Automobile Exhaust-System Steady-State Heat Transfer

Temperatures were measured in the exhaust manifolds, takedown pipes, and post-converter components (tailpipe section) of several passenger cars under equilibrium conditions on a chassis dynamometer. Cast and fabricated exhaust manifolds of several designs were instrumented, as were single-wall and double-wall takedown pipes. Steady-state heat fluxes in exhaust components correlated with interior Reynolds numbers regardless of the engine operating condition. Nusselt numbers on component interior and exterior wall surfaces also correlated with Reynolds number. The interior Nusselt number was greater than that calculated for ideal flow with fully developed boundary layers. The ratio of measured to ideal-flow Nusselt numbers was relatively constant for a given component. These parameters are required for analytical modeling of the heat transfer performance of exhaust components, e.g., for the study of underhood and underbody heat loads.
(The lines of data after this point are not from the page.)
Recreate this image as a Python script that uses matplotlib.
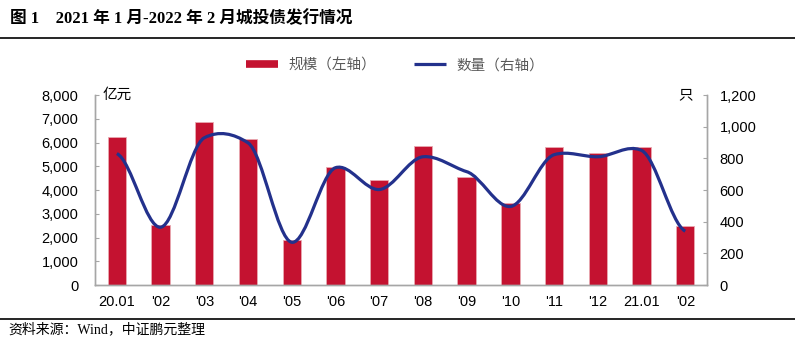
import numpy as np
import matplotlib.pyplot as plt
from matplotlib.path import Path
from matplotlib.patches import PathPatch
from matplotlib.lines import Line2D
from matplotlib.ticker import FuncFormatter

months = ["20.01", "'02", "'03", "'04", "'05", "'06", "'07",
          "'08", "'09", "'10", "'11", "'12", "21.01", "'02"]
# issuance scale (100 million yuan, left axis)
scale = [6230, 2510, 6860, 6150, 1880, 4980, 4440,
         5860, 4560, 3470, 5820, 5560, 5820, 2470]
# number of bonds (right axis)
count = [830, 365, 930, 898, 270, 741, 603,
         810, 716, 496, 823, 810, 850, 340]

plt.rcParams["font.family"] = ["Liberation Sans", "Noto Sans CJK SC"]

red = "#C41230"
navy = "#23318C"
grey = "#A6A6A6"

fig = plt.figure(figsize=(7.95, 3.43), dpi=100)
ax = fig.add_axes([0.1195, 0.1690, 0.7700, 0.5540])
x = np.arange(len(months))

ax.bar(x, scale, 0.42, color=red, edgecolor="#E9A9B1", linewidth=0.6, zorder=2)
ax.set_xlim(-0.5, len(months) - 0.5)
ax.set_ylim(0, 8000)
ax.set_yticks(np.arange(0, 8001, 1000))
ax.yaxis.set_major_formatter(FuncFormatter(lambda v, p: f"{int(v):,}"))
ax.set_xticks(x)
ax.set_xticklabels(months)

ax2 = ax.twinx()
ax2.set_ylim(0, 1200)
ax2.set_yticks(np.arange(0, 1201, 200))
ax2.yaxis.set_major_formatter(FuncFormatter(lambda v, p: f"{int(v):,}"))

# smoothed line drawn as Bezier segments through the data points
k = 0.09
n = len(x)
verts = [(x[0], count[0])]
codes = [Path.MOVETO]
for i in range(n - 1):
    p_prev = np.array([x[max(i - 1, 0)], count[max(i - 1, 0)]], float)
    p0 = np.array([x[i], count[i]], float)
    p1 = np.array([x[i + 1], count[i + 1]], float)
    p_next = np.array([x[min(i + 2, n - 1)], count[min(i + 2, n - 1)]], float)
    c1 = p0 + (p1 - p_prev) * k
    c2 = p1 - (p_next - p0) * k
    c1[0] = p0[0] + 1 / 3
    c2[0] = p1[0] - 1 / 3
    verts += [tuple(c1), tuple(c2), tuple(p1)]
    codes += [Path.CURVE4] * 3
ax2.add_patch(PathPatch(Path(verts, codes), fill=False, edgecolor=navy,
                        lw=2.3, capstyle="butt", zorder=3))

for a in (ax, ax2):
    a.spines["top"].set_visible(False)
    for s in ("left", "right", "bottom"):
        a.spines[s].set_color(grey)
        a.spines[s].set_linewidth(1.0)
    a.tick_params(axis="x", length=0, labelsize=10.5, pad=7)
ax.tick_params(axis="y", direction="in", length=3, color=grey,
               labelsize=10.5, pad=12)
ax2.tick_params(axis="y", direction="in", length=3, color=grey,
                labelsize=10.5, pad=9)

ax.text(0.012, 1.0, "亿元", transform=ax.transAxes, fontsize=10.5,
        va="center", ha="left")
ax2.text(0.977, 1.0, "只", transform=ax2.transAxes, fontsize=10.5,
         va="center", ha="right")

handles = [Line2D([0], [0], color=red, lw=5.5, solid_capstyle="butt"),
           Line2D([0], [0], color=navy, lw=2.3, solid_capstyle="butt")]
fig.legend(handles, ["规模（左轴）", "数量（右轴）"], loc="center",
           bbox_to_anchor=(0.497, 0.810), ncol=2, frameon=False,
           fontsize=10.5, labelcolor="#595959", handlelength=2.2,
           columnspacing=2.6, handletextpad=0.7)

fig.text(0.012, 0.945, "图 1    2021 年 1 月-2022 年 2 月城投债发行情况",
         family=["Liberation Serif", "Noto Sans CJK SC"], fontweight="bold",
         fontsize=12, va="center", ha="left")
fig.add_artist(Line2D([0, 1], [0.889, 0.889], color="black", lw=1.2))
fig.add_artist(Line2D([0, 1], [0.070, 0.070], color="black", lw=1.2))
fig.text(0.010, 0.040, "资料来源：Wind，中证鹏元整理",
         family=["Liberation Serif", "Noto Sans CJK SC"],
         fontsize=10, va="center", ha="left")

fig.savefig("out.png", dpi=100)
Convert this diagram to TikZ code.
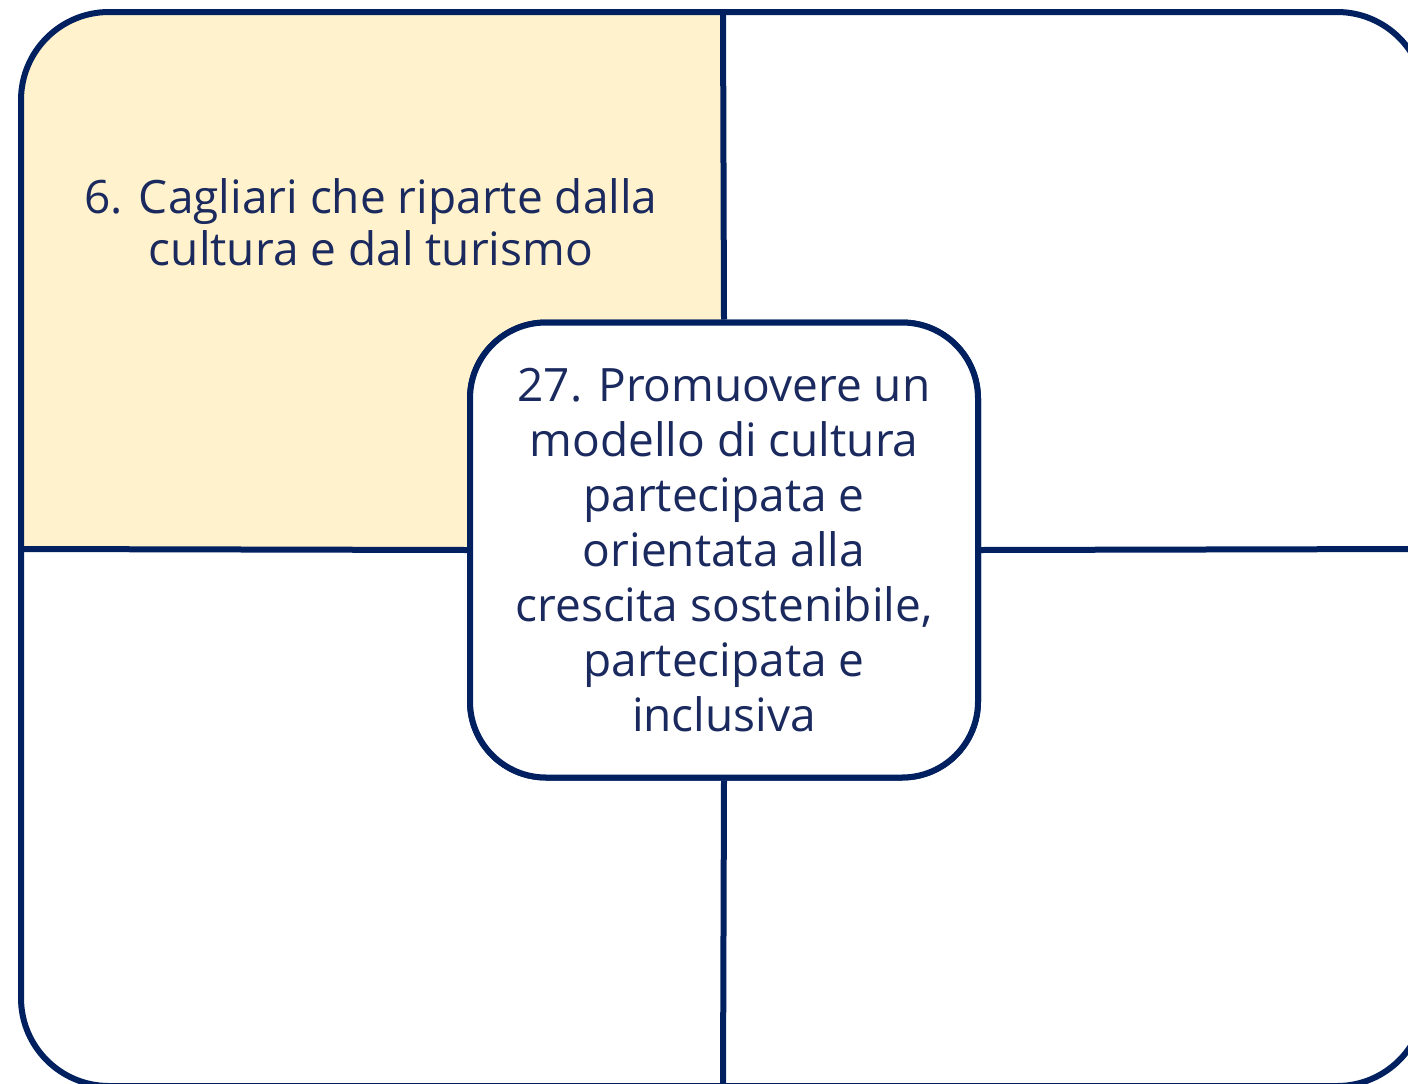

They also find application in the modeling of transient heat transfer in fully warmed-up exhaust systems.

Double-wall construction of the takedown pipe led to reduced heat losses and decreased exterior surface temperatures. Because of the steady-state heat conservation, the catalytic converter temperatures were higher for the systems with advanced technologies. Higher temperatures may have a negative impact on converter durability.